What you have to do: Please give the listing again in its entirety, exactly as written.
┄┄┄┄┄┄
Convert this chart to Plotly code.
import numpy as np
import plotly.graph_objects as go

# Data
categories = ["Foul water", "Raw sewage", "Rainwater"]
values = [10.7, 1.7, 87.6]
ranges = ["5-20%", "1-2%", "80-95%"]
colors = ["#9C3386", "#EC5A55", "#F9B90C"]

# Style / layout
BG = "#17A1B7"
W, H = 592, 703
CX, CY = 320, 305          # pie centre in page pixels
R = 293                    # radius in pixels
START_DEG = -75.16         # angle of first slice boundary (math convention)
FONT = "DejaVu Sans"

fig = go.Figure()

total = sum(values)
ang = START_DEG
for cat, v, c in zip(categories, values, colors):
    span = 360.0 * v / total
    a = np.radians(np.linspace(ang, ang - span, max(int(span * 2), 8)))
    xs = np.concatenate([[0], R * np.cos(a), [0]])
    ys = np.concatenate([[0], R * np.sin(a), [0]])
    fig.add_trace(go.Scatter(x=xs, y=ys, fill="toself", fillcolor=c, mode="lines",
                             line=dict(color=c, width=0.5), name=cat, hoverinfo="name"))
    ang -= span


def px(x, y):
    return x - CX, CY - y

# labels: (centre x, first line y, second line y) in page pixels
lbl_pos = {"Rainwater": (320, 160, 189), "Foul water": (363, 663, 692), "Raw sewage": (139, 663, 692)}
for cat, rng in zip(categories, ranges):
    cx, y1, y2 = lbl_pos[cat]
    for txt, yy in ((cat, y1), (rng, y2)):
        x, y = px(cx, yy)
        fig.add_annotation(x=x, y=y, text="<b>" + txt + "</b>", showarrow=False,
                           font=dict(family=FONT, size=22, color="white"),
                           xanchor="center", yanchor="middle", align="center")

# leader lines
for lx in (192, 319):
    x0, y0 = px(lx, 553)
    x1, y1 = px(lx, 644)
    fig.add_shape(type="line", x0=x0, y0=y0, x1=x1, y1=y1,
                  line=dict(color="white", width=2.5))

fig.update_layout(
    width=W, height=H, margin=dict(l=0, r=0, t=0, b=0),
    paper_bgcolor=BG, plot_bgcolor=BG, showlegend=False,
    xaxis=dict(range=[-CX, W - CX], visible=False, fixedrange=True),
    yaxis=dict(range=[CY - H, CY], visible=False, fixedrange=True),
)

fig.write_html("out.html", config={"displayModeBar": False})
┄┄┄┄┄┄
Answer to the task:
Convert this chart to Plotly code.
import numpy as np
import plotly.graph_objects as go

# Data
categories = ["Foul water", "Raw sewage", "Rainwater"]
values = [10.7, 1.7, 87.6]
ranges = ["5-20%", "1-2%", "80-95%"]
colors = ["#9C3386", "#EC5A55", "#F9B90C"]

# Style / layout
BG = "#17A1B7"
W, H = 592, 703
CX, CY = 320, 305          # pie centre in page pixels
R = 293                    # radius in pixels
START_DEG = -75.16         # angle of first slice boundary (math convention)
FONT = "DejaVu Sans"

fig = go.Figure()

total = sum(values)
ang = START_DEG
for cat, v, c in zip(categories, values, colors):
    span = 360.0 * v / total
    a = np.radians(np.linspace(ang, ang - span, max(int(span * 2), 8)))
    xs = np.concatenate([[0], R * np.cos(a), [0]])
    ys = np.concatenate([[0], R * np.sin(a), [0]])
    fig.add_trace(go.Scatter(x=xs, y=ys, fill="toself", fillcolor=c, mode="lines",
                             line=dict(color=c, width=0.5), name=cat, hoverinfo="name"))
    ang -= span


def px(x, y):
    return x - CX, CY - y

# labels: (centre x, first line y, second line y) in page pixels
lbl_pos = {"Rainwater": (320, 160, 189), "Foul water": (363, 663, 692), "Raw sewage": (139, 663, 692)}
for cat, rng in zip(categories, ranges):
    cx, y1, y2 = lbl_pos[cat]
    for txt, yy in ((cat, y1), (rng, y2)):
        x, y = px(cx, yy)
        fig.add_annotation(x=x, y=y, text="<b>" + txt + "</b>", showarrow=False,
                           font=dict(family=FONT, size=22, color="white"),
                           xanchor="center", yanchor="middle", align="center")

# leader lines
for lx in (192, 319):
    x0, y0 = px(lx, 553)
    x1, y1 = px(lx, 644)
    fig.add_shape(type="line", x0=x0, y0=y0, x1=x1, y1=y1,
                  line=dict(color="white", width=2.5))

fig.update_layout(
    width=W, height=H, margin=dict(l=0, r=0, t=0, b=0),
    paper_bgcolor=BG, plot_bgcolor=BG, showlegend=False,
    xaxis=dict(range=[-CX, W - CX], visible=False, fixedrange=True),
    yaxis=dict(range=[CY - H, CY], visible=False, fixedrange=True),
)

fig.write_html("out.html", config={"displayModeBar": False})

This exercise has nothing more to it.